Однако главные признаки оказались не там, где я ожидал их обнаружить, — дело было вовсе не в лицах или костюмах СЕО. В своем исследовании руководителей компаний компьютерной промышленности Чаттерджи и Хэмбрик высказали предположение о том, что берущие начинают рассматривать себя в качестве своего рода звезд, вокруг которых вращаются планеты солнечной системы — их предприятия. Сигнал об этом можно было бы получить из интервью, данных руководителями. Так как берущие — создания эгоцентрические, они с большей вероятностью употребляют личные местоимения первого лица единственного числа — я, мне, мое — в противоположность местоимениям первого лица множественного числа — мы, нам, наше. В компьютерной промышленности, рассказывая о своей компании, руководители употребляли первое лицо и единственное число в среднем в 21 проценте случаев. Самые закоренелые берущие говорили «я», «мне», «мое» в 39 процентах случаев. Из каждых десяти слов, которые произносил руководитель-эгоист, четыре были только о нем, и ни о ком больше.
Другим сигналом являлся размер вознаграждения. Руководитель-берущий получал намного больше денег, чем другие начальники высшего ранга в той же компании. Берущие считают себя высшими существами и потому чувствуют, что вправе платить себе во много раз больше, чем другим. В компаниях компьютерной промышленности типичный берущий руководитель получал (считая бонусы) в три раза больше, чем самые высокооплачиваемые сотрудники. Напротив, в среднем по отрасли заработная плата руководителя была в лучшем случае в 1,5 раза выше, чем у его непосредственного подчиненного. Пользуясь опционами на акции, руководители-берущие позволяли себе доходы, в семь раз превосходящие таковые у следующих по рангу сотрудников, в то время как в среднем по отрасли этот разрыв нигде не превышал 2,5 раз[4].
Но самый интересный намек содержался в ежегодных отчетах, предназначенных для акционеров. Давайте снова посмотрим на фотографии Кена Лэя и Джона Хантсмена-старшего, но теперь уже в определенном контексте.
Левая фотография — на ней заснят Джон Хантсмен — была сделана в 2006 году для ежегодного отчета. Это небольшое изображение, занимающее всего 10 процентов страницы. Правая фотография взята из ежегодного отчета Enron за 1997 год. Изображение занимает всю страницу целиком.
Когда Чаттерджи и Хэмбрик просмотрели ежегодные отчеты руководства компьютерных компаний, они заметили поразительные отличия в размерах фотографий. Кое-где их не было вообще. В других отчетах они занимали всю страницу. Отгадайте, кто из руководителей в данном случае — берущий?

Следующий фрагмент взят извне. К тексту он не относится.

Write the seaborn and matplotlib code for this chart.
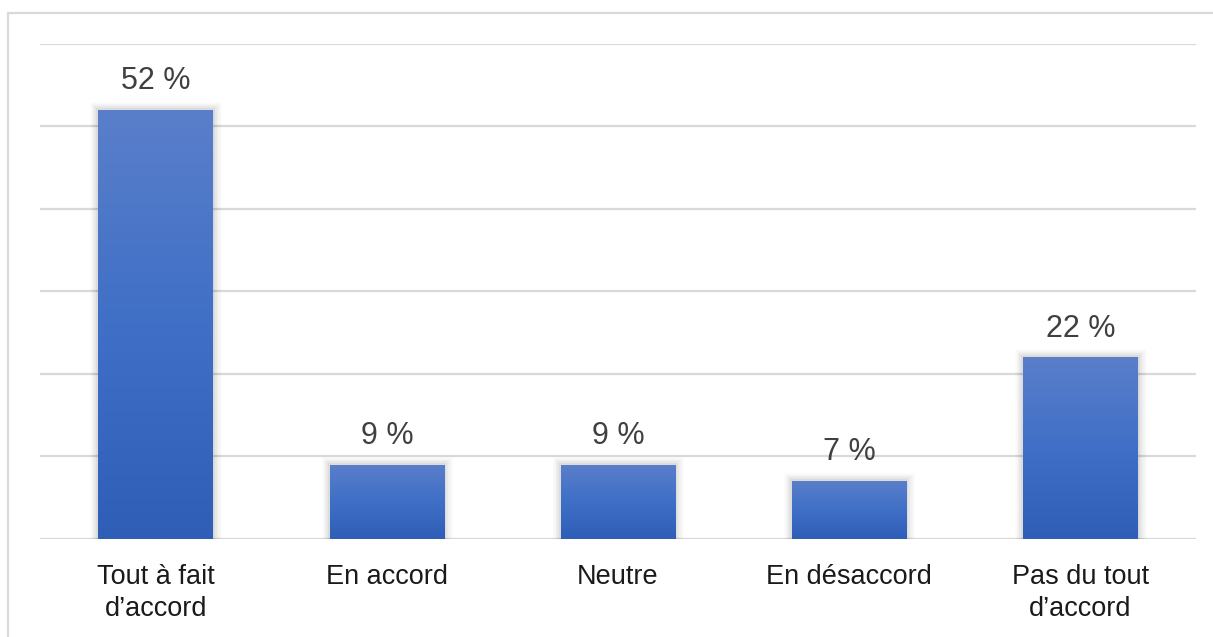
import numpy as np
import pandas as pd
import seaborn as sns
import matplotlib.pyplot as plt
import matplotlib.patheffects as pe
from matplotlib.colors import LinearSegmentedColormap
from matplotlib.lines import Line2D

categories = ["Tout à fait\nd\u2019accord", "En accord", "Neutre", "En désaccord", "Pas du tout\nd\u2019accord"]
values = [52, 9, 9, 7, 22]
value_labels = ["52 %", "9 %", "9 %", "7 %", "22 %"]

df = pd.DataFrame({'category': categories, 'value': values})

sns.set_theme(style="white")
plt.rcParams['font.family'] = ['Liberation Sans', 'DejaVu Sans']

fig, ax = plt.subplots(figsize=(12.13, 6.37), dpi=100)
fig.subplots_adjust(left=0.033, right=0.986, top=0.931, bottom=0.154)

sns.barplot(data=df, x='category', y='value', color='#3f6fc6', width=0.495,
            saturation=1, ax=ax, zorder=2)

# gradient fill + soft shadow on each bar
grad_cmap = LinearSegmentedColormap.from_list('bar', ['#2f5eb7', '#3f6fc6', '#5a7fca'])
grad = np.linspace(0, 1, 256).reshape(-1, 1)
for bar in ax.patches:
    bar.set_edgecolor('none')
    bar.set_linewidth(0)
    bar.set_path_effects([
        pe.Stroke(linewidth=12, foreground='#000000', alpha=0.02),
        pe.Stroke(linewidth=9, foreground='#000000', alpha=0.03),
        pe.Stroke(linewidth=6, foreground='#000000', alpha=0.04),
        pe.Stroke(linewidth=3, foreground='#000000', alpha=0.05),
        pe.Normal(),
    ])
    x0, y0 = bar.get_x(), bar.get_y()
    x1, y1 = x0 + bar.get_width(), y0 + bar.get_height()
    im = ax.imshow(grad, extent=[x0, x1, y0, y1], origin='lower', aspect='auto',
                   cmap=grad_cmap, zorder=3)
    im.set_clip_path(bar)

ax.bar_label(ax.containers[0], labels=value_labels, padding=10,
             fontsize=22, color='#404040')

ax.set_xlim(-0.5, len(categories) - 0.5)
ax.set_ylim(0, 60)
ax.set_yticks(range(0, 70, 10))
ax.set_yticklabels([])
ax.yaxis.grid(True, color='#d9d9d9', linewidth=1.6)
ax.set_axisbelow(True)
ax.set_xlabel('')
ax.set_ylabel('')
sns.despine(ax=ax, left=True, bottom=True)
ax.tick_params(axis='x', length=0, pad=18, labelsize=19.5, labelcolor='#1a1a1a')
ax.tick_params(axis='y', length=0)
for lbl in ax.get_xticklabels():
    lbl.set_linespacing(1.3)

# outer chart frame (top and left edges only visible)
fig.add_artist(Line2D([0.0066, 1.0], [0.9796, 0.9796], transform=fig.transFigure,
                      color='#d9d9d9', linewidth=1.6))
fig.add_artist(Line2D([0.0066, 0.0066], [0.0, 0.9796], transform=fig.transFigure,
                      color='#d9d9d9', linewidth=1.6))

plt.savefig('out.png', dpi=100)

Руководителю-эгоисту ближе и дороже всего его собственное «я». Большое фото — самовосхваление, понятное всем сообщение: «Я главная фигура в компании». Но действительно ли это сигнал о том, что начальник паразитирует на компании? Для того чтобы выяснить правду, Чаттерджи и Хэмбрик пригласили аналитиков, специализирующихся на оценке личностных качеств руководителей в секторе информационных технологий, чтобы они помогли определить, обладает ли каждый конкретный начальник раздутым чувством собственной значимости, которое проявляется в ощущении превосходства, вседозволенности и в постоянной потребности во внимании и восхищении… в получении удовольствия от нахождения в центре всеобщего внимания, в настоятельных требованиях проявления показного уважения, в высокомерии и склонности к показухе. Оказалось, что рейтинги аналитиков почти на 100 процентов коррелируют с размерами фотографий руководителей в ежегодных отчетах.
В том памятном, «пророческом» отчете корпорации Enron за 1997 год луч прожектора, фигурально выражаясь, был направлен исключительно на Кена Лэя. Из первых девяти страниц на двух красовались огромные, во весь формат, фотографии самого Лэя, а затем его СОО[5] Джеффа Скиллинга. То же самое можно было видеть и в отчетах за 1998 и 1999 годы. К 2000 году Лэй и Скиллинг переместились на страницы 4 и 5, а размеры изображений стали несколько скромнее. В отчете имелось по четыре фотографии каждого из них — как кадры кинопленки. Действительно, из этих кадров мог получиться неплохой мультфильм. Три фотографии Лэя были практически одинаковы, и на всех он язвительно улыбался — как человек, сознающий свою исключительность. Лэю оказалось не суждено встретить свой сказочный хэппи-энд — он умер от инфаркта за несколько дней до оглашения приговора.